Seeing them as public nuisances that bred sin, enraged citizens burned down several saloons and dance halls in Denver during the 1860s. One of the first and most significant of these attacks was the burning of the River House Saloon on Ferry Street on November 1, 1862. The River House fire was unique not only because the punishments for those who started the blaze were uncharacteristically forgiving, but also because the fire ignited citizen protests against future incendiary attacks.
“Forked Tongues of Lurid Flame”
Originally built in 1859, soon after Denver was founded, the River House started as a low-class boardinghouse. As with many of the city’s early boardinghouses, the residents of the River House were often single miners or fugitives fleeing the law back East. Soon the River House developed into a saloon where gambling, drinking, and prostitution were prevalent. As Denver’s growth drew more self-consciously respectable and affluent residents to the city, saloons such as the River House became targets of Christian moral reform.
Around half-past seven on the evening of November 1, 1862, four or five men entered the River House and ordered the occupants to leave, saying they were going to set the building on fire. Most inside the building were prostitutes, but there were also a few male customers. It is unclear whether the incendiaries waited until they evacuated before starting the fire inside the building, or if they set the blaze outside the building first and warned occupants after the fire was under way. Witnesses reported seeing “forked tongues of lurid flame” spread throughout the building. The volunteer fire department was alerted and managed to save all the furniture and everyone in the River House, though the building itself was completely destroyed.
A few thousand spectators gathered on Ferry Street (today’s South Eleventh Street) to watch the blaze. Despite conflicting information about exactly how and when the blaze started, multiple River House regulars claimed that soldiers of Denver’s First Regiment of Colorado Volunteer Infantry were responsible. Newspapers reported that some soldiers were among the spectators and became agitated when word spread that members of their regiment started the fire.
Some people seemed glad to see the River House gone. One witness told the Rocky Mountain News Weekly that the fire could “easily have been put out” but that “no effort was made to do so.” Given that fire posed such a risk to early frontier towns, the fact that no citizens attempted to help extinguish the blaze was suspicious to investigators. It seemed to suggest that citizens were glad to be rid of such an establishment, with the Rocky Mountain News Weekly going so far as to say that “the abatement of a nuisance is a benefit to the city.”
Despite such claims, responses to the River House arson were mixed throughout Denver. On the one hand, some citizens did believe that destroying businesses of ill repute was good for public morality. Newspapers reported rumors of a plot to burn all the saloons and boardinghouses like the River House in the city. The Rocky Mountain News Weekly even claimed to know that the next fire would be set “threateningly near the heart of the city.” No proof of such a plot was ever found, but even the possibility of it prompted several journalists and civilians to rebuke anyone who would resort to arson to rid the city of public nuisances. Any fire started in a seedy boardinghouse or saloon could easily spread to the rest of the city, especially given Denver’s dry and windy climate. Indeed, this fear would become reality when Denver’s so-called Great Fire of 1863 struck the heart of the city’s business district the following April. Others worried that taking incendiary action against people they saw as undesirables would lead to retaliatory attacks by the reputedly lawless lower classes.

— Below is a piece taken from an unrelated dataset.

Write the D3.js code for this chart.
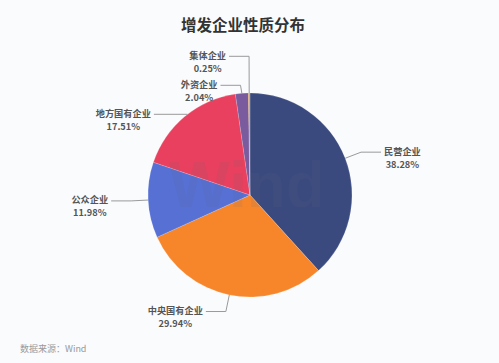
<!DOCTYPE html>
<meta charset="utf-8">
<head>
<title>增发企业性质分布</title>
<script src="https://cdn.jsdelivr.net/npm/d3@7"></script>
<style>
  body { margin: 0; background: #fafbfd; }
  svg { display: block; font-family: "Noto Sans CJK SC", "Noto Sans", sans-serif; }
</style>
</head>
<body>
<div id="chart"></div>
<script>
// data
var names = ["民营企业", "中央国有企业", "公众企业", "地方国有企业", "外资企业", "集体企业"];
var shares = [38.28, 29.94, 11.98, 17.51, 2.04, 0.25];
var colors = ["#3a4a7e", "#f7862b", "#5670d4", "#e8405e", "#7a5b9e", "#eaa23a"];

var width = 499, height = 363;
var cx = 250, cy = 195, r = 102;
var len1 = 17, len2 = 20, gap = 29;

var data = names.map(function (n, i) { return { name: n, value: shares[i], color: colors[i] }; });

var svg = d3.select("#chart").append("svg")
  .attr("width", width)
  .attr("height", height);

svg.append("rect").attr("width", width).attr("height", height).attr("fill", "#fafbfd");

svg.append("text")
  .attr("x", 243).attr("y", 30.5)
  .attr("text-anchor", "middle")
  .style("font-size", "15.5px").style("font-weight", "bold")
  .attr("fill", "#333")
  .text("增发企业性质分布");

var pie = d3.pie().sort(null).value(function (d) { return d.value; });
var arc = d3.arc().innerRadius(0).outerRadius(r);
var arcs = pie(data);

var g = svg.append("g").attr("transform", "translate(" + cx + "," + cy + ")");
g.selectAll("path")
  .data(arcs)
  .enter()
  .append("path")
  .attr("d", arc)
  .attr("fill", function (d) { return d.data.color; })
  .attr("stroke", "rgba(255,255,255,0.4)")
  .attr("stroke-width", 0.4);

// watermark
svg.append("text")
  .attr("x", 247).attr("y", 207)
  .attr("text-anchor", "middle")
  .style("font-family", "'Liberation Sans', Arial, sans-serif")
  .style("font-size", "64px").style("font-weight", "bold")
  .attr("fill", "rgba(100,100,125,0.11)")
  .text("Wind");

// label positions
var labels = arcs.map(function (a) {
  var mid = (a.startAngle + a.endAngle) / 2;
  var sx = Math.sin(mid), sy = -Math.cos(mid);
  var y0 = cy + (r + len1) * sy;
  return {
    a: a, side: sx >= 0 ? 1 : -1,
    ex: cx + r * sx, ey: cy + r * sy,
    bx: cx + (r + len1) * sx, y0: y0, y: y0
  };
});

// spread labels that collide, per side
[-1, 1].forEach(function (side) {
  var list = labels.filter(function (l) { return l.side === side; })
    .sort(function (a, b) { return a.y0 - b.y0; });
  var clusters = list.map(function (l) { return { items: [l] }; });
  function mean(c) { return d3.mean(c.items, function (l) { return l.y0; }); }
  var merged = true;
  while (merged) {
    merged = false;
    for (var i = 0; i < clusters.length - 1; i++) {
      var c1 = clusters[i], c2 = clusters[i + 1];
      var bottom1 = mean(c1) + (c1.items.length - 1) * gap / 2;
      var top2 = mean(c2) - (c2.items.length - 1) * gap / 2;
      if (top2 - bottom1 < gap) {
        c1.items = c1.items.concat(c2.items);
        clusters.splice(i + 1, 1);
        merged = true;
        break;
      }
    }
  }
  clusters.forEach(function (c) {
    var m = mean(c);
    c.items.forEach(function (l, k) { l.y = m + (k - (c.items.length - 1) / 2) * gap; });
  });
});

var line = d3.line();
labels.forEach(function (l) {
  var p3x = l.bx + l.side * len2;
  var pts;
  if (Math.abs(l.y - l.y0) > 3 && Math.abs(l.y - cy) < r - 5) {
    var px = cx + l.side * Math.sqrt(r * r - (l.y - cy) * (l.y - cy));
    pts = [[px, l.y], [p3x, l.y]];
  } else {
    pts = [[l.ex, l.ey], [l.bx, l.y], [p3x, l.y]];
  }
  svg.append("path")
    .attr("d", line(pts))
    .attr("fill", "none")
    .attr("stroke", "#9a9a9a")
    .attr("stroke-width", 1);

  var lg = svg.append("g");
  var t1 = lg.append("text")
    .attr("y", l.y + 2.5)
    .attr("text-anchor", "middle")
    .style("font-size", "9.2px").style("font-weight", "bold")
    .attr("fill", "#555")
    .text(l.a.data.name);
  var t2 = lg.append("text")
    .attr("y", l.y + 15.5)
    .attr("text-anchor", "middle")
    .style("font-size", "9.2px").style("font-weight", "bold")
    .attr("fill", "#555")
    .text(l.a.data.value.toFixed(2) + "%");
  var w = Math.max(t1.node().getComputedTextLength(), t2.node().getComputedTextLength());
  var x0 = p3x + l.side * 3;
  var mx = l.side > 0 ? x0 + w / 2 : x0 - w / 2;
  t1.attr("x", mx);
  t2.attr("x", mx);
});

svg.append("text")
  .attr("x", 20).attr("y", 352)
  .style("font-size", "9px")
  .attr("fill", "#999")
  .text("数据来源：Wind");
</script>
</body>
</html>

Witnesses inside the River House at the time of the fire identified two of the arsonists, J. B. Ross and Daniel McCleary, who were in fact soldiers of the First Regiment of Colorado Volunteer Infantry. The other perpetrators were never identified. City Marshal David J. Cook arrested Ross and McCleary for arson within days of the fire, and the two men were brought before the district court on November 10, 1862.
Ross was indicted as an accessory to arson, but the infamous reputation of the primary witness against him, who was a River House regular, caused Chief Justice Benjamin F. Hall to grant him a new trial. At Ross’s second trial, he was acquitted, with the blame for his actions placed on his liquor consumption on the night of the fire. Only days after being set free, Ross was arrested again, this time for murder. Meanwhile, McCleary received only one year in prison after Hall learned that McCleary’s mother had died a year earlier and his father had left town, abandoning McCleary and his sister. Hall decided that McCleary’s poor parentage and his youth (he was nineteen) merited him as much mercy as the law allowed so that he could reform his criminal behavior.
Denver citizens were shocked by the lenient sentences that Chief Justice Hall handed down at a time when the typical punishment for arson was death by hanging. Many people protested such leniency, arguing that arson attacks such as the River House fire put the entire town at risk of burning and therefore required harsh punishment to deter any future arsonists from burning Denver’s buildings.
On the other hand, many lawmen and middle-class Christian moral reformers, Catholic as well as Protestant, supported Hall’s light sentences because they brought attention to the need to stop corruption and vice. Supporters of Hall’s sentences also believed they would encourage a shift from mob vigilante justice in Denver to a more forgiving system that allowed individuals to pay penance for crimes.
The debate over what constituted proper justice would continue into the early twentieth century as Denver worked to establish a professional police force.